Un jour, comme on récitait certaines oraisons, après avoir je ne sais combien d’épées nues sur la fosse de ce cadavre, que l’on déterrait trois ou quatre fois par jour, suivant le caprice du premier venu, un Albanais, qui se trouvait là, s’avisa de dire, d’un ton de docteur, qu’il était fort ridicule, en pareils cas, de se servir des épées des chrétiens. « Ne voyez-vous pas, pauvres gens, disait-il, que la garde de ces épées faisant une croix avec la poignée, empêche le diable de sortir de ce corps ? Que ne vous servez-vous plutôt des sabres des Turcs ? »

L’avis de cet habile homme ne servit de rien ; le broucolaque ne parut pas plus traitable, et on ne savait plus à quel saint se vouer, lorsque tout d’une voix, comme si l’on s’était donné le mot, on se mit à crier, par toute la ville, qu’il fallait, brûler le broucolaque tout entier ; qu’après cela ils défiaient le diable de revenir s’y nicher ; qu’il valait mieux recourir à cette extrémité, que de laisser déserter l’île. En effet, il y avait déjà des familles qui pliaient bagage pour aller s’établir ailleurs.

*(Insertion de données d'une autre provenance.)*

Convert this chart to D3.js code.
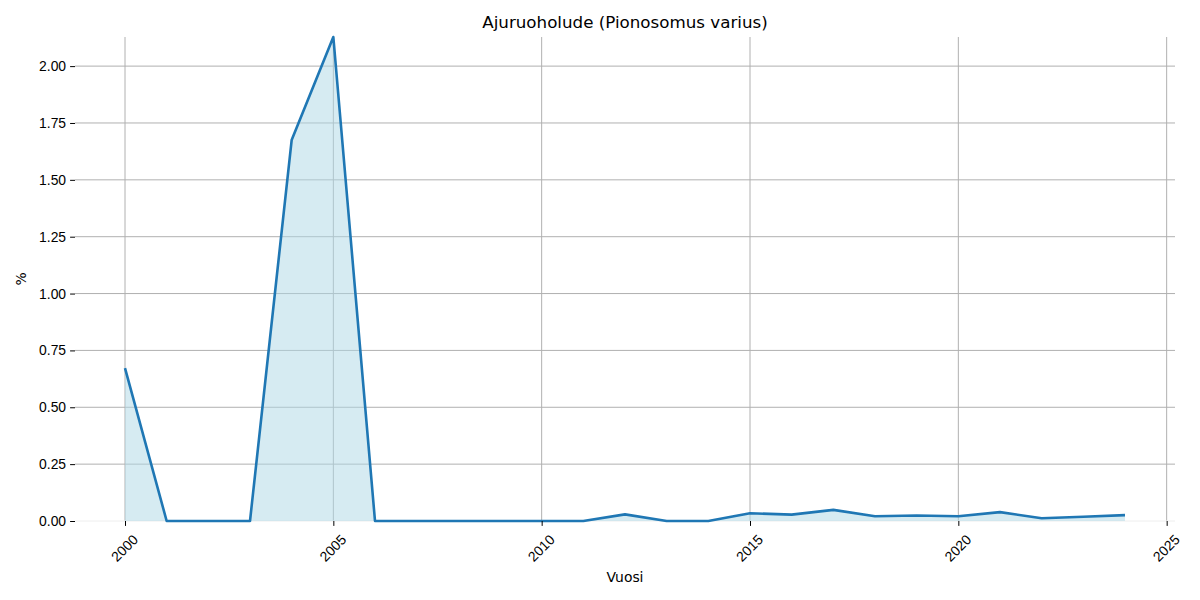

On porta donc le broucolaque, par ordre des administrateurs, à la pointe de l’île de Saint-Georges, où l’on avait préparé un grand bûcher, avec du goudron, de peur que le bois, quelque sec qu’il fût, ne brûlât pas assez vite. Les restes de ce malheureux cadavre y furent jetés, et consumés en peu de temps. C’était le premier jour de janvier 1701. Dès-lors, on n’entendit plus de plaintes contre le broucolaque ; on se contenta de dire que le diable avait été bien attrapé cette fois-là, et l’on fit quelques chansons pour le tourner en ridicule.